I personally don’t think it means much that Lehi promises his son Joseph that his seed won’t be destroyed, because this was promised to all of Lehi’s descendants. The only difference between the seed of Laman and Lemuel and the rest of the children was that the Nephite seed would survive in fewer numbers, and would be a mixture of Lamanite and Nephite blood. The Lamanite seed would be less mixed. But I agree verse 24 has more than one reasonable interpretation.
After Millenia since Abraham was around, would anyone currently alive be purely descended from only one bloodline? Whilst yes Gentile descendants may have stayed pure-ish for quite a while, in this day and age people are scattering freely across the globe interbreeding as they see fit.

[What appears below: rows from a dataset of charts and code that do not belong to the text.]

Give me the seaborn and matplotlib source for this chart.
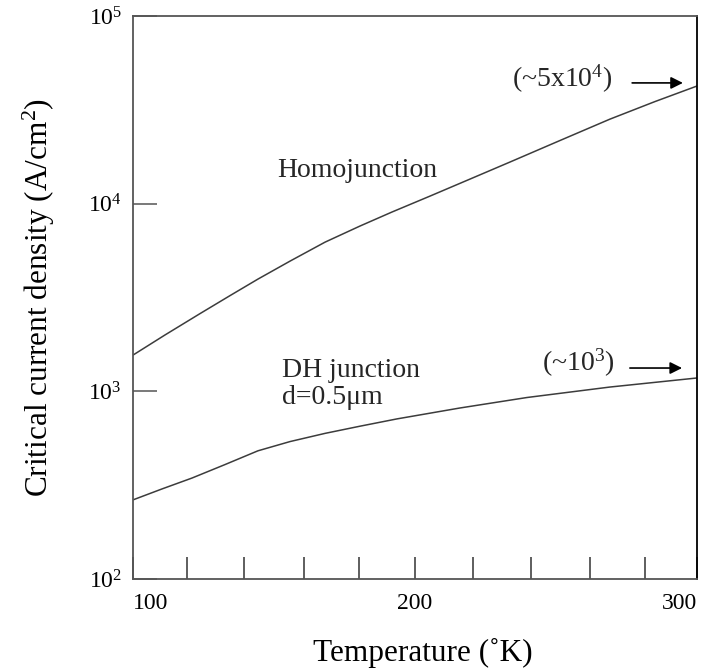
import numpy as np
import pandas as pd
import matplotlib
matplotlib.use("Agg")
import matplotlib.pyplot as plt
import seaborn as sns

# values (temperature in K, Jc in A/cm^2)
temp_homo = [100, 111.3, 123.8, 134.4, 144.3, 155.7, 168.1, 180.5, 191.8,
             205.3, 219.5, 233.7, 251.4, 269.1, 285.1, 300]
jc_homo = [1560, 1995, 2597, 3236, 3963, 4943, 6237, 7600, 9020,
           10970, 13520, 16670, 21700, 28200, 35000, 42350]

temp_dh = [100, 110.3, 120.9, 132.6, 144.3, 155.7, 168.1, 180.5, 193.6,
           215.9, 239.7, 269.1, 300]
jc_dh = [264, 302, 345, 407, 482, 540, 597, 652, 713, 815, 927, 1054, 1178]

x_major = [100, 200, 300]
x_minor = [119, 139.5, 160.5, 180, 220.5, 241, 262, 281.5]
y_major = [1e2, 1e3, 1e4, 1e5]
y_labels = [r"$\mathregular{10^{%d}}$" % k for k in (2, 3, 4, 5)]

sns.set_theme(style="white")
plt.rcParams["font.family"] = ["Liberation Serif", "DejaVu Serif"]
plt.rcParams["mathtext.fontset"] = "custom"
plt.rcParams["mathtext.rm"] = "Liberation Serif"

df_homo = pd.DataFrame({"T": temp_homo, "Jc": jc_homo})
df_dh = pd.DataFrame({"T": temp_dh, "Jc": jc_dh})

fig = plt.figure(figsize=(7.11, 6.69), dpi=100)
ax = fig.add_axes([133 / 711, 1 - 579 / 669, 564 / 711, 563 / 669])

line_col = "#3c3c3c"
sns.lineplot(data=df_homo, x="T", y="Jc", ax=ax, color=line_col, lw=1.1)
sns.lineplot(data=df_dh, x="T", y="Jc", ax=ax, color=line_col, lw=1.1)

ax.set_yscale("log")
ax.set_xlim(100, 300)
ax.set_ylim(1e2, 1e5)

ax.set_xticks(x_major)
ax.set_xticks(x_minor, minor=True)
ax.set_xticklabels([str(v) for v in x_major])
tl = ax.get_xticklabels()
tl[0].set_ha("left")
tl[-1].set_ha("right")
ax.set_yticks(y_major)
ax.set_yticklabels(y_labels)
ax.yaxis.set_minor_locator(matplotlib.ticker.NullLocator())

ax.tick_params(axis="x", which="both", bottom=True, direction="in", length=16,
               width=1.1, color="#333333", labelsize=17, pad=10, labelcolor="black")
ax.tick_params(axis="y", which="major", left=True, direction="in", length=17,
               width=1.1, color="#555555", labelsize=17, pad=8, labelcolor="black")

for side in ["left", "bottom", "top"]:
    ax.spines[side].set_color("#555555")
    ax.spines[side].set_linewidth(1.3)
ax.spines["right"].set_color("black")
ax.spines["right"].set_linewidth(1.3)

ax.set_xlabel("Temperature (˚K)", fontsize=22.5, color="black")
ax.set_ylabel(r"Critical current density (A/cm$\mathregular{^2}$)", fontsize=22.5, color="black")
ax.xaxis.set_label_coords(0.513, -0.105)
ax.yaxis.set_label_coords(-0.135, 0.5)

ax.text(151, 15100, "Homojunction", fontsize=20, ha="left", va="center")
ax.text(153, 1094, "DH junction\nd=0.5μm", fontsize=20, ha="left", va="center",
        linespacing=1.15)
ax.text(234.5, 46100, r"(~5x10$\mathregular{^4}$)", fontsize=20, ha="left", va="center")
ax.text(245, 1416, r"(~10$\mathregular{^3}$)", fontsize=20, ha="left", va="center")

arrow = dict(arrowstyle="-|>", color="black", lw=1.2, mutation_scale=18,
             shrinkA=0, shrinkB=0)
ax.annotate("", xy=(295, 44000), xytext=(277, 44000), arrowprops=arrow)
ax.annotate("", xy=(294.7, 1331), xytext=(276.2, 1331), arrowprops=arrow)

fig.savefig("out.png", dpi=100)
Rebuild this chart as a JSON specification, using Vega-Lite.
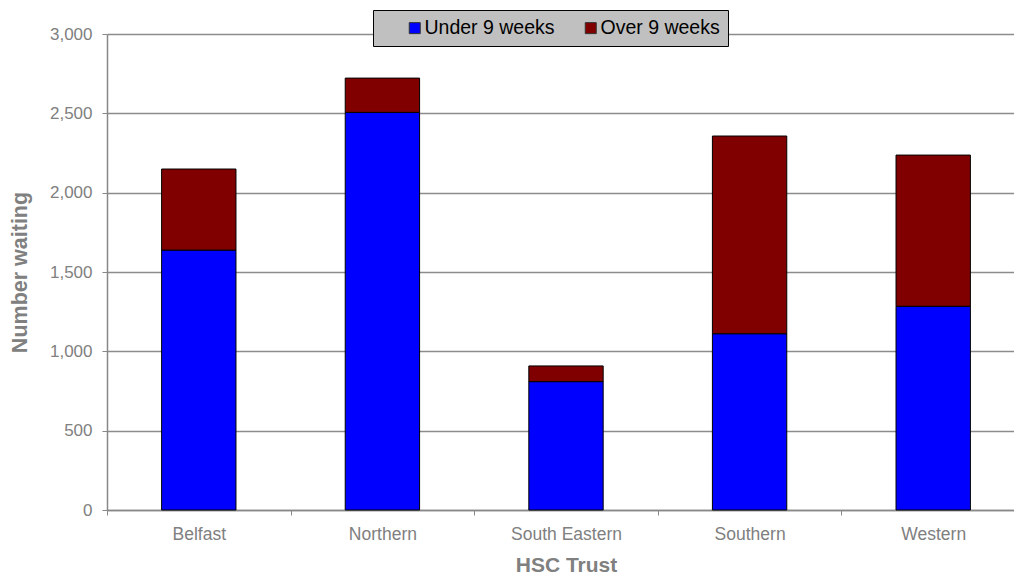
{
  "$schema": "https://vega.github.io/schema/vega-lite/v6.json",
  "width": 907,
  "height": 476,
  "autosize": {"type": "none"},
  "padding": {"left": 107, "top": 34, "right": 0, "bottom": 65},
  "background": "white",
  "config": {
    "font": "Liberation Sans",
    "view": {"stroke": null}
  },
  "data": {
    "values": [
      {"trust": "Belfast", "series": "Under 9 weeks", "count": 1638},
      {"trust": "Belfast", "series": "Over 9 weeks", "count": 511},
      {"trust": "Northern", "series": "Under 9 weeks", "count": 2506},
      {"trust": "Northern", "series": "Over 9 weeks", "count": 216},
      {"trust": "South Eastern", "series": "Under 9 weeks", "count": 809},
      {"trust": "South Eastern", "series": "Over 9 weeks", "count": 99},
      {"trust": "Southern", "series": "Under 9 weeks", "count": 1111},
      {"trust": "Southern", "series": "Over 9 weeks", "count": 1246},
      {"trust": "Western", "series": "Under 9 weeks", "count": 1284},
      {"trust": "Western", "series": "Over 9 weeks", "count": 953}
    ]
  },
  "mark": {"type": "bar", "stroke": "black", "strokeWidth": 1, "width": {"band": 0.405}},
  "encoding": {
    "x": {
      "field": "trust",
      "type": "nominal",
      "sort": ["Belfast", "Northern", "South Eastern", "Southern", "Western"],
      "scale": {"range": [0, 918], "paddingInner": 0, "paddingOuter": 0},
      "axis": {
        "title": "HSC Trust",
        "titleFontSize": 21,
        "titleFontWeight": "bold",
        "titleColor": "#808080",
        "titlePadding": 12,
        "labelAngle": 0,
        "labelFontSize": 17.5,
        "labelColor": "#808080",
        "labelPadding": 10,
        "tickBand": "extent",
        "tickColor": "#888888",
        "tickSize": 5,
        "domainColor": "#888888",
        "domainWidth": 1.5
      }
    },
    "y": {
      "field": "count",
      "type": "quantitative",
      "stack": "zero",
      "scale": {"domain": [0, 3000], "nice": false},
      "axis": {
        "title": "Number waiting",
        "titleFontSize": 21.5,
        "titleFontWeight": "bold",
        "titleColor": "#808080",
        "titlePadding": 18,
        "values": [0, 500, 1000, 1500, 2000, 2500, 3000],
        "format": ",.0f",
        "labelFontSize": 17,
        "labelColor": "#808080",
        "labelPadding": 10,
        "tickColor": "#888888",
        "tickSize": 5,
        "domainColor": "#888888",
        "domainWidth": 1.5,
        "grid": true,
        "gridColor": "#8c8c8c",
        "gridWidth": 1.5
      }
    },
    "color": {
      "field": "series",
      "type": "nominal",
      "sort": ["Under 9 weeks", "Over 9 weeks"],
      "scale": {"domain": ["Under 9 weeks", "Over 9 weeks"], "range": ["#0000FF", "#800000"]},
      "legend": {
        "title": null,
        "orient": "none",
        "legendX": 266,
        "legendY": -24,
        "direction": "horizontal",
        "fillColor": "#c0c0c0",
        "strokeColor": "black",
        "padding": 8,
        "symbolType": "square",
        "symbolSize": 121,
        "symbolStrokeColor": "#333333",
        "symbolStrokeWidth": 1,
        "symbolOffset": 24,
        "labelFontSize": 19.5,
        "labelColor": "black",
        "labelOffset": 0,
        "columnPadding": 2,
        "labelLimit": 300
      }
    },
    "order": {"field": "series", "sort": "descending"}
  }
}
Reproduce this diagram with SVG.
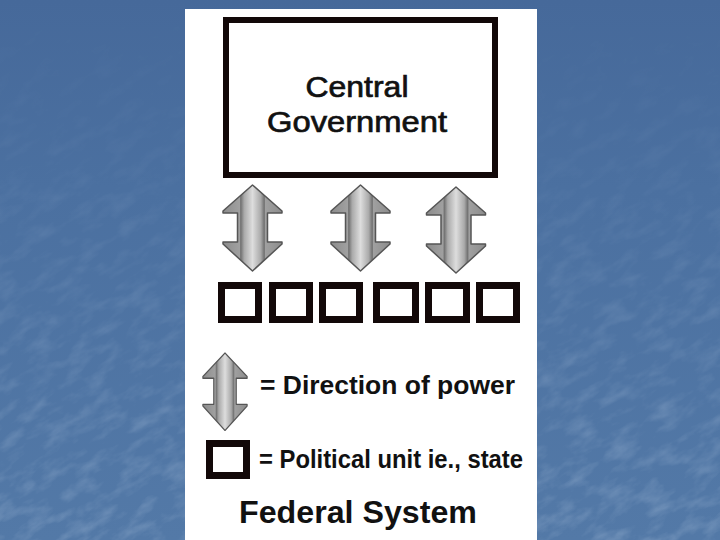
<svg xmlns="http://www.w3.org/2000/svg" width="720" height="540" viewBox="0 0 720 540">
  <defs>
    <linearGradient id="bg" x1="0" y1="0" x2="0" y2="1">
      <stop offset="0" stop-color="#46699a"/>
      <stop offset="0.35" stop-color="#4b70a0"/>
      <stop offset="1" stop-color="#5379a7"/>
    </linearGradient>
    <linearGradient id="fade" x1="0" y1="0" x2="0" y2="1">
      <stop offset="0" stop-color="#fff" stop-opacity="0"/>
      <stop offset="0.3" stop-color="#fff" stop-opacity="0.2"/>
      <stop offset="1" stop-color="#fff" stop-opacity="1"/>
    </linearGradient>
    <mask id="texMask">
      <rect width="720" height="540" fill="url(#fade)"/>
    </mask>
    <filter id="tex" x="0" y="0" width="100%" height="100%">
      <feTurbulence type="fractalNoise" baseFrequency="0.035 0.08" numOctaves="4" seed="7" result="n"/>
      <feColorMatrix in="n" type="matrix" values="0 0 0 0 0.72  0 0 0 0 0.82  0 0 0 0 0.95  0 0 0 1.6 -0.7"/>
    </filter>
    <linearGradient id="arrowFill" x1="0" y1="0" x2="1" y2="0">
      <stop offset="0" stop-color="#8c8c8c"/>
      <stop offset="0.28" stop-color="#a0a0a0"/>
      <stop offset="0.3" stop-color="#707070"/>
      <stop offset="0.36" stop-color="#aaaaaa"/>
      <stop offset="0.5" stop-color="#dddddd"/>
      <stop offset="0.64" stop-color="#aaaaaa"/>
      <stop offset="0.7" stop-color="#707070"/>
      <stop offset="0.72" stop-color="#a0a0a0"/>
      <stop offset="1" stop-color="#8c8c8c"/>
    </linearGradient>
    <path id="arrow" d="M0,0 L29.5,26 L29.5,28 L15,28 L15,57 L29.5,57 L29.5,59 L0,86 L-29.5,59 L-29.5,57 L-15,57 L-15,28 L-29.5,28 L-29.5,26 Z"/>
  </defs>
  <style>
    .arr { fill: url(#arrowFill); stroke: #555; stroke-width: 1.5; stroke-linejoin: round; }
    .unit { fill: #fff; stroke: #120808; stroke-width: 7; }
    .lbl { font-family: "Liberation Sans", Arial, sans-serif; fill: #111; }
    .mid { stroke: #111; stroke-width: 0.7; }
  </style>

  <rect width="720" height="540" fill="url(#bg)"/>
  <g mask="url(#texMask)" opacity="0.3">
    <rect x="-200" y="-200" width="1120" height="940" filter="url(#tex)" transform="rotate(-30 360 270)"/>
  </g>

  <rect x="185" y="9" width="352" height="531" fill="#fff"/>

  <g id="central-government">
    <rect x="226" y="20" width="269" height="155" fill="#fff" stroke="#120808" stroke-width="6"/>
    <text class="lbl mid" x="357" y="97" font-size="29" text-anchor="middle" textLength="103" lengthAdjust="spacingAndGlyphs">Central</text>
    <text class="lbl mid" x="357" y="132" font-size="29" text-anchor="middle" textLength="180" lengthAdjust="spacingAndGlyphs">Government</text>
  </g>

  <g id="connectors">
    <use href="#arrow" class="arr" transform="translate(252.5 185)"/>
    <use href="#arrow" class="arr" transform="translate(360.5 185)"/>
    <use href="#arrow" class="arr" transform="translate(456 187)"/>
  </g>

  <g id="states">
    <rect class="unit" x="221.5" y="285.5" width="37" height="34"/>
    <rect class="unit" x="272.5" y="285.5" width="37" height="34"/>
    <rect class="unit" x="322.5" y="285.5" width="37" height="34"/>
    <rect class="unit" x="376.5" y="285.5" width="39" height="34"/>
    <rect class="unit" x="428.5" y="285.5" width="38" height="34"/>
    <rect class="unit" x="479.5" y="285.5" width="37" height="34"/>
  </g>

  <g id="legend">
    <use href="#arrow" class="arr" transform="translate(225 353) scale(0.75 0.9)"/>
    <text class="lbl" x="260" y="394" font-size="26" font-weight="bold" textLength="255" lengthAdjust="spacingAndGlyphs">= Direction of power</text>
    <rect class="unit" x="209.5" y="443.5" width="37" height="32"/>
    <text class="lbl" x="259" y="468" font-size="26" font-weight="bold" textLength="264" lengthAdjust="spacingAndGlyphs">= Political unit ie., state</text>
  </g>

  <g id="title">
    <text class="lbl" x="358" y="523" font-size="32" font-weight="bold" text-anchor="middle" textLength="238" lengthAdjust="spacingAndGlyphs">Federal System</text>
  </g>
</svg>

Whilst JS may have a ancestor somewhere on his family tree descended from Abraham, there was likely another ancestor on the tree that wasn’t a descendant of Abraham. Also, as he was not in Jerusalem, based on the word Gentile (foreigner) he can be deemed a Gentile to the Israelites geographically. Meaning he could be both a Gentile (foreigner to Jerusalem) and of the actual lineage of Abraham (non-Gentile).
Yes, we agree. At this point in history, almost everyone in Europe and the Americas, and in Israel and other parts of the Middle East and Africa, is a mix of Abrahamic and non-Abrahamic blood, and their blood line has become irrelevant both to them and to the Lord in determining their chosenness. The only reason I use the word Gentile in my essay is to clarify what the Book of Mormon means when it uses that term. In the Book of Mormon, the “Gentiles” aren’t being classified by the percentage of Israelite blood within them, but rather, to distinguish them from those practicing the Jewish religion. In the Book of Mormon, Gentiles are that group of people that in the last 2,000 years, lived in Europe, embraced Christianity, and later either stayed there or migrated to the Americas. Joseph Smith was clearly of Israelite lineage as well as non-Israelite lineage, but he’s referred to as part of the Gentiles because of his religious orientation and Euro-American cultural background.